Gauguin interests me greatly as a man — greatly. For a long time it has seemed to me that in our filthy job as painters we have the greatest need of people with the hands and stomach of a labourer. More natural tastes — more amorous and benevolent temperaments — than the decadent and exhausted Parisian man-about-town.

Now here, without the slightest doubt, we’re in the presence of an unspoiled creature with the instincts of a wild beast. With Gauguin, blood and sex have the edge over ambition. But enough of that, you’ve seen him close at hand longer than I have, just wanted to tell you first impressions in a few words.

Next, I don’t think it will astonish you greatly if I tell you that our discussions are tending to deal with the terrific subject of an association of certain painters.   Ought or may this association have a commercial character, yes or no? We haven’t reached any result yet, and haven’t so much as set foot on a new continent yet. Now I, who have a presentiment of a new world, who certainly believe in the possibility of a great renaissance of art. Who believe that this new art will have the tropics for its homeland.

It seems to me that we ourselves are serving only as intermediaries. And that it will only be a subsequent generation that will succeed in living in peace. Anyway, all that, our duties and our possibilities for action could become clearer to us only through actual experience.

I was a little surprised not yet to have received the studies that you promised in exchange for mine.
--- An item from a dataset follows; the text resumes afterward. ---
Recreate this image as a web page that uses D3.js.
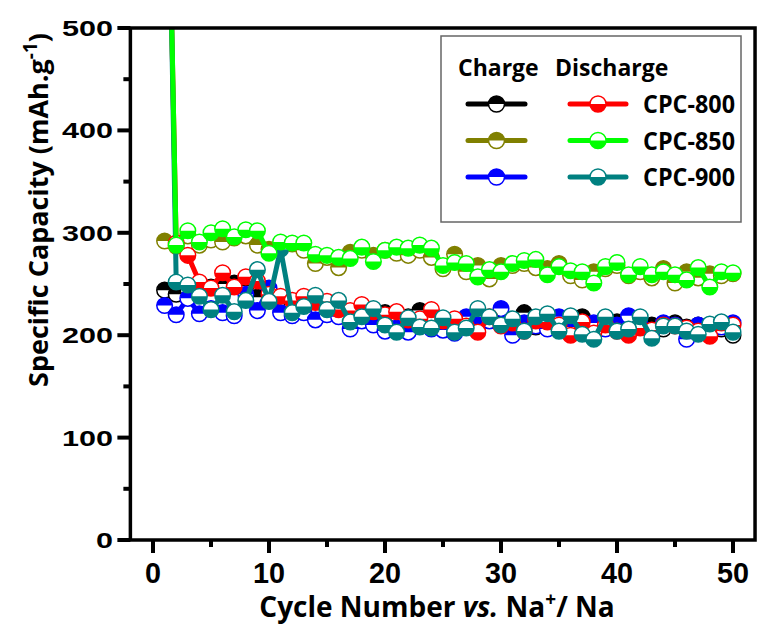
<!DOCTYPE html>
<html>
<head>
<meta charset="utf-8">
<script src="https://cdn.jsdelivr.net/npm/d3@7"></script>
<style>
  body { margin: 0; background: #fff; }
  svg { display: block; }
</style>
</head>
<body>
<svg id="chart" width="763" height="628"></svg>
<script>
// cycle numbers 1..50
const cycles = d3.range(1, 51);

const charge800 = [244, 240, 245, 248, 247, 250, 251, 248, 237, 243, 235, 230, 232, 229, 226, 224, 222, 225, 222, 222,
  220, 218, 224, 220, 215, 212, 214, 210, 216, 212, 215, 222, 208, 214, 210, 213, 218, 207, 214, 213,
  216, 208, 210, 206, 212, 208, 210, 204, 206, 200];
const discharge800 = [840, 290, 278, 252, 246, 261, 247, 257, 253, 240, 238, 234, 238, 232, 233, 225, 224, 230, 223, 220,
  223, 215, 216, 225, 214, 216, 209, 203, 218, 209, 212, 204, 214, 213, 210, 200, 213, 202, 210, 204,
  200, 207, 205, 210, 209, 207, 204, 199, 212, 210];
const charge850 = [292, 287, 297, 288, 293, 291, 295, 297, 288, 284, 286, 289, 283, 270, 276, 266, 281, 283, 278, 283,
  280, 278, 283, 276, 265, 279, 262, 268, 255, 268, 268, 270, 266, 265, 270, 258, 254, 262, 265, 268,
  258, 262, 256, 265, 251, 262, 256, 260, 258, 260];
const discharge850 = [850, 288, 302, 291, 300, 304, 296, 303, 302, 280, 291, 290, 290, 279, 278, 276, 275, 286, 272, 283,
  286, 285, 288, 285, 268, 271, 270, 257, 264, 262, 270, 273, 274, 259, 267, 263, 262, 251, 267, 271,
  259, 267, 259, 262, 259, 254, 266, 247, 262, 261];
const charge900 = [229, 220, 236, 221, 226, 222, 219, 240, 224, 246, 222, 219, 222, 215, 220, 218, 206, 214, 210, 204,
  207, 203, 210, 206, 205, 202, 218, 210, 214, 226, 200, 212, 209, 206, 218, 208, 204, 212, 206, 210,
  219, 210, 203, 212, 210, 196, 210, 205, 208, 212];
const discharge900 = [880, 252, 249, 238, 225, 239, 223, 234, 264, 233, 284, 222, 228, 239, 225, 234, 213, 218, 226, 210,
  203, 217, 208, 207, 217, 203, 207, 226, 218, 210, 216, 204, 218, 221, 204, 219, 201, 196, 218, 204,
  206, 218, 197, 209, 209, 204, 201, 211, 213, 203];

const xTicks = [0, 10, 20, 30, 40, 50];
const yTicks = [0, 100, 200, 300, 400, 500];
const sampleNames = ['CPC-800', 'CPC-850', 'CPC-900'];

// drawing order follows the original (later series sit on top)
const series = [
  { name: 'CPC-800', kind: 'charge', color: '#000000', values: charge800 },
  { name: 'CPC-900', kind: 'charge', color: '#0000ff', values: charge900 },
  { name: 'CPC-850', kind: 'charge', color: '#808000', values: charge850 },
  { name: 'CPC-800', kind: 'discharge', color: '#ff0000', values: discharge800 },
  { name: 'CPC-900', kind: 'discharge', color: '#008080', values: discharge900 },
  { name: 'CPC-850', kind: 'discharge', color: '#00ff00', values: discharge850 }
];

const svg = d3.select('#chart');
const x = d3.scaleLinear().domain([0, 50]).range([153, 733]);
const y = d3.scaleLinear().domain([0, 500]).range([540, 28]);
const x0 = x(-1.95), x1 = x(51.9), y0 = y(0), y1 = y(500);
const R = 7.8;

svg.append('defs').append('clipPath').attr('id', 'plot-clip')
  .append('rect')
  .attr('x', x0).attr('y', y1)
  .attr('width', x1 - x0).attr('height', y0 - y1);

// half filled circle: charge = top filled, discharge = bottom filled
function marker (g, cx, cy, color, kind, r) {
  const top = `M${cx - r},${cy} A${r},${r} 0 0 1 ${cx + r},${cy} Z`;
  const bottom = `M${cx - r},${cy} A${r},${r} 0 0 0 ${cx + r},${cy} Z`;
  g.append('circle').attr('cx', cx).attr('cy', cy).attr('r', r).style('fill', '#fff');
  g.append('path').attr('d', kind === 'charge' ? top : bottom).style('fill', color);
  g.append('circle').attr('cx', cx).attr('cy', cy).attr('r', r)
    .style('fill', 'none').style('stroke', color).style('stroke-width', 1.5);
}

const plot = svg.append('g').attr('clip-path', 'url(#plot-clip)');
const line = d3.line().x((d, i) => x(cycles[i])).y(d => y(d));

series.forEach(s => {
  const g = plot.append('g');
  g.append('path')
    .attr('d', line(s.values))
    .style('fill', 'none')
    .style('stroke', s.color)
    .style('stroke-width', 5)
    .style('stroke-linejoin', 'round');
  s.values.forEach((v, i) => marker(g, x(cycles[i]), y(v), s.color, s.kind, R));
});

// frame
svg.append('rect')
  .attr('x', x0).attr('y', y1)
  .attr('width', x1 - x0).attr('height', y0 - y1)
  .style('fill', 'none').style('stroke', '#000').style('stroke-width', 3.5);

// x axis ticks
const xAxis = svg.append('g');
d3.range(0, 51, 5).forEach(t => {
  const major = t % 10 === 0;
  xAxis.append('line')
    .attr('x1', x(t)).attr('x2', x(t))
    .attr('y1', y0).attr('y2', y0 + (major ? 13 : 7))
    .style('stroke', '#000').style('stroke-width', 4);
});
xAxis.selectAll('text.tick').data(xTicks).join('text')
  .attr('class', 'tick')
  .attr('x', d => x(d)).attr('y', 583)
  .attr('text-anchor', 'middle')
  .attr('textLength', d => String(d).length * 16)
  .attr('lengthAdjust', 'spacingAndGlyphs')
  .style('font-family', '"Liberation Sans", Arial, sans-serif')
  .style('font-weight', 'bold').style('font-size', '29px')
  .text(d => d);

// y axis ticks
const yAxis = svg.append('g');
d3.range(0, 501, 50).forEach(t => {
  const major = t % 100 === 0;
  yAxis.append('line')
    .attr('x1', x0).attr('x2', x0 - (major ? 13 : 7))
    .attr('y1', y(t)).attr('y2', y(t))
    .style('stroke', '#000').style('stroke-width', 4);
});
yAxis.selectAll('text.tick').data(yTicks).join('text')
  .attr('class', 'tick')
  .attr('x', 113).attr('y', d => y(d) + 8)
  .attr('text-anchor', 'end')
  .attr('textLength', d => String(d).length * 17)
  .attr('lengthAdjust', 'spacingAndGlyphs')
  .style('font-family', '"Liberation Sans", Arial, sans-serif')
  .style('font-weight', 'bold').style('font-size', '22px')
  .text(d => d);

// axis titles
const titleFont = '"Open Sans", "Noto Sans", sans-serif';
const xt = svg.append('text')
  .attr('x', 437).attr('y', 617)
  .attr('text-anchor', 'middle')
  .style('font-family', titleFont).style('font-weight', 'bold').style('font-size', '28px');
xt.append('tspan').text('Cycle Number ');
xt.append('tspan').style('font-style', 'italic').text('vs.');
xt.append('tspan').text(' Na');
xt.append('tspan').attr('dy', -11).style('font-size', '19px').text('+');
xt.append('tspan').attr('dy', 11).text('/ Na');

const yt = svg.append('text')
  .attr('transform', 'translate(48,210) rotate(-90)')
  .attr('text-anchor', 'middle')
  .style('font-family', titleFont).style('font-weight', 'bold').style('font-size', '27px');
yt.append('tspan').text('Specific Capacity (mAh.g');
yt.append('tspan').attr('dy', -11).style('font-size', '19px').text('-1');
yt.append('tspan').attr('dy', 11).text(')');

// legend
const legend = svg.append('g');
legend.append('rect')
  .attr('x', 441).attr('y', 36).attr('width', 300).attr('height', 186)
  .style('fill', '#fff').style('stroke', '#666').style('stroke-width', 1.5);
legend.append('text').attr('x', 458).attr('y', 76).text('Charge')
  .style('font-family', titleFont).style('font-weight', 'bold').style('font-size', '23px');
legend.append('text').attr('x', 555).attr('y', 76).text('Discharge')
  .style('font-family', titleFont).style('font-weight', 'bold').style('font-size', '23px');

const rowY = d3.scalePoint().domain(sampleNames).range([104, 177]);
sampleNames.forEach(name => {
  const cy = rowY(name);
  [['charge', 468, 525], ['discharge', 570, 626]].forEach(([kind, lx1, lx2]) => {
    const s = series.find(d => d.name === name && d.kind === kind);
    const g = legend.append('g');
    g.append('line')
      .attr('x1', lx1).attr('x2', lx2).attr('y1', cy).attr('y2', cy)
      .style('stroke', s.color).style('stroke-width', 5).style('stroke-linecap', 'round');
    marker(g, (lx1 + lx2) / 2, cy, s.color, kind, 8);
  });
  legend.append('text').attr('x', 643).attr('y', cy + 9).text(name)
    .attr('textLength', 92).attr('lengthAdjust', 'spacingAndGlyphs')
    .style('font-family', titleFont).style('font-weight', 'bold').style('font-size', '25px');
});
</script>
</body>
</html>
Now something that will interest you — we’ve made some excursions in the brothels, and it’s likely that we’ll eventually go there often to work. At the moment Gauguin has a canvas in progress of the same night café that I also painted, but with figures seen in the brothels. It promises to become a beautiful thing.

I’ve made two studies of falling leaves in an avenue of poplars, and a third study of the whole of this avenue, entirely yellow. I declare I don’t understand why I don’t do figure studies,6 while theoretically it’s sometimes so difficult for me to imagine the painting of the future as anything other than a new series of powerful portraitists, simple and comprehensible to the whole of the general public. Anyway, perhaps I’ll soon get down to doing brothels.
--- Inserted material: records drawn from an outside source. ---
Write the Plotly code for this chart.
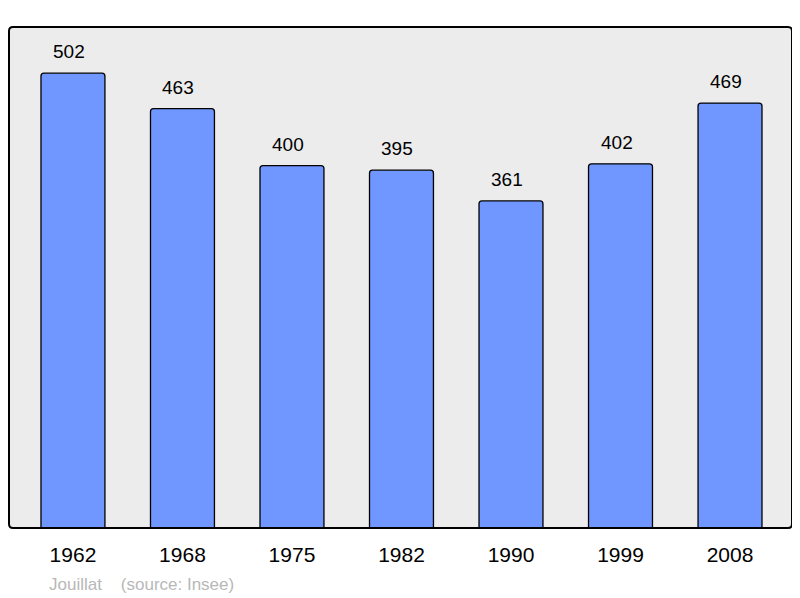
import plotly.graph_objects as go

years = ["1962", "1968", "1975", "1982", "1990", "1999", "2008"]
population = [502, 463, 400, 395, 361, 402, 469]
footer = "Jouillat    (source: Insee)"

# the page body adds an 8px offset; compensate
OFF = 8
W, H = 800 - OFF, 598 - OFF
L, R, T, B = 9 - OFF, 8, 27 - OFF, 70

fig = go.Figure()
fig.add_trace(go.Bar(
    x=years, y=population,
    width=0.584,
    marker=dict(color="#7096ff", line=dict(color="#000000", width=1.3), cornerradius=3),
    hoverinfo="x+y",
))

for i, v in enumerate(population):
    fig.add_annotation(x=i, y=v, text=str(v), showarrow=False,
                       yanchor="bottom", yshift=9, xshift=-4,
                       font=dict(family="Liberation Sans, Arial", size=19, color="#000"))

pw, ph = W - L - R, H - T - B
fig.add_annotation(xref="paper", yref="paper", x=(47 - 9) / pw, y=-(584 - 528) / ph,
                   xanchor="left", yanchor="middle", showarrow=False, text=footer,
                   font=dict(family="Liberation Sans, Arial", size=17, color="#b8b8b8"))

rx, ry = 4 / pw, 4 / ph
frame = (f"M {rx},0 L {1-rx},0 Q 1,0 1,{ry} L 1,{1-ry} Q 1,1 {1-rx},1 "
         f"L {rx},1 Q 0,1 0,{1-ry} L 0,{ry} Q 0,0 {rx},0 Z")
fig.add_shape(type="path", xref="paper", yref="paper", path=frame,
              line=dict(color="#000", width=2), fillcolor="rgba(0,0,0,0)", layer="above")

fig.update_layout(
    width=W, height=H,
    margin=dict(l=L, r=R, t=T, b=B),
    paper_bgcolor="#ffffff",
    plot_bgcolor="#ececec",
    showlegend=False,
    xaxis=dict(type="category", range=[-0.584, 6.566], showgrid=False, zeroline=False,
               ticks="outside", ticklen=8, tickcolor="rgba(0,0,0,0)",
               tickfont=dict(family="Liberation Sans, Arial", size=21, color="#000"), showline=False),
    yaxis=dict(range=[0, 553], showgrid=False, zeroline=False, showticklabels=False, showline=False),
)

fig.write_html("out.html")
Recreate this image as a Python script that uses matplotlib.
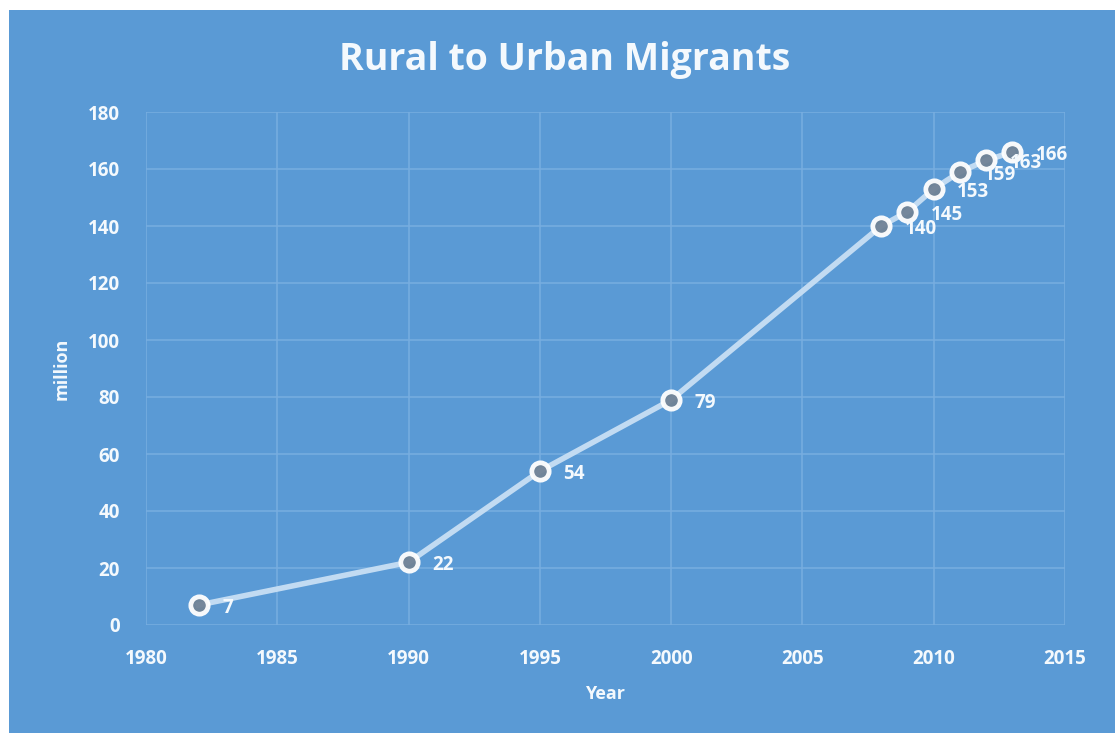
import matplotlib.pyplot as plt
from matplotlib.patches import Rectangle

years = [1982, 1990, 1995, 2000, 2008, 2009, 2010, 2011, 2012, 2013]
migrants = [7, 22, 54, 79, 140, 145, 153, 159, 163, 166]
x_ticks = [1980, 1985, 1990, 1995, 2000, 2005, 2010, 2015]
y_ticks = [0, 20, 40, 60, 80, 100, 120, 140, 160, 180]

bg = '#5A9AD5'
grid_c = '#78AEE0'
txt_c = '#F4F9FD'

plt.rcParams['font.family'] = ['Open Sans', 'DejaVu Sans']

fig = plt.figure(figsize=(11.2, 7.36), dpi=100)
fig.patch.set_facecolor('white')
fig.add_artist(Rectangle((9/1120, 3/736), (1115-9)/1120, (733-10)/736,
                         transform=fig.transFigure, facecolor=bg, edgecolor='none', zorder=0))

ax = fig.add_axes([146/1120, (736-625)/736, (1065-146)/1120, (625-112)/736])
ax.set_facecolor('none')
ax.set_xlim(1980, 2015)
ax.set_ylim(0, 180)
ax.set_xticks(x_ticks)
ax.set_yticks(y_ticks)
ax.grid(True, color=grid_c, linewidth=1.1)
ax.set_axisbelow(True)
for s in ax.spines.values():
    s.set_visible(False)
ax.tick_params(length=0, colors=txt_c, labelsize=13.5)
ax.tick_params(axis='x', pad=17)
ax.tick_params(axis='y', pad=19)
for lab in ax.get_xticklabels() + ax.get_yticklabels():
    lab.set_fontweight('bold')

ax.plot(years, migrants, color='#C8DFF4', linewidth=4, alpha=0.95,
        marker='o', markersize=12.5, markerfacecolor='#718396',
        markeredgecolor='white', markeredgewidth=3.4, zorder=3)

for x, y in zip(years, migrants):
    ax.annotate(str(y), (x, y), xytext=(17, -2), textcoords='offset points',
                color=txt_c, fontsize=13.5, fontweight='bold', va='center', ha='left', zorder=4)

ax.set_xlabel('Year', color=txt_c, fontsize=13, fontweight='bold', labelpad=12)
ax.set_ylabel('million', color=txt_c, fontsize=13, fontweight='bold', labelpad=12)
fig.text(565/1120, 1 - 60/736, 'Rural to Urban Migrants', color=txt_c, fontsize=27,
         fontweight='bold', ha='center', va='center')

fig.savefig('out.png', dpi=100)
I’ll leave a page for Gauguin, who will probably also write to you, and I shake your hand firmly in thought.

Ever yours,


Milliet the 2nd lieut. Zouaves has left for Africa, and would be very glad if you were to write to him one of these days.

[Continued by Paul Gauguin]

You will indeed do well to write him what your intentions are, so that he could take steps beforehand to prepare the way for you.

Mr Milliet, second lieutenant of Zouaves, Guelma, Africa.

Don’t listen to Vincent; as you know, he’s prone to admire and ditto to be indulgent. His idea about the future of a new generation in the tropics seems absolutely right to me as a painter, and I still intend going back there when I find the funds. A little bit of luck, who knows?

Vincent has done two studies of falling leaves in an avenue, which are in my room and which you would like very much. On very coarse, but very good sacking.

Send news of yourself and of all the pals.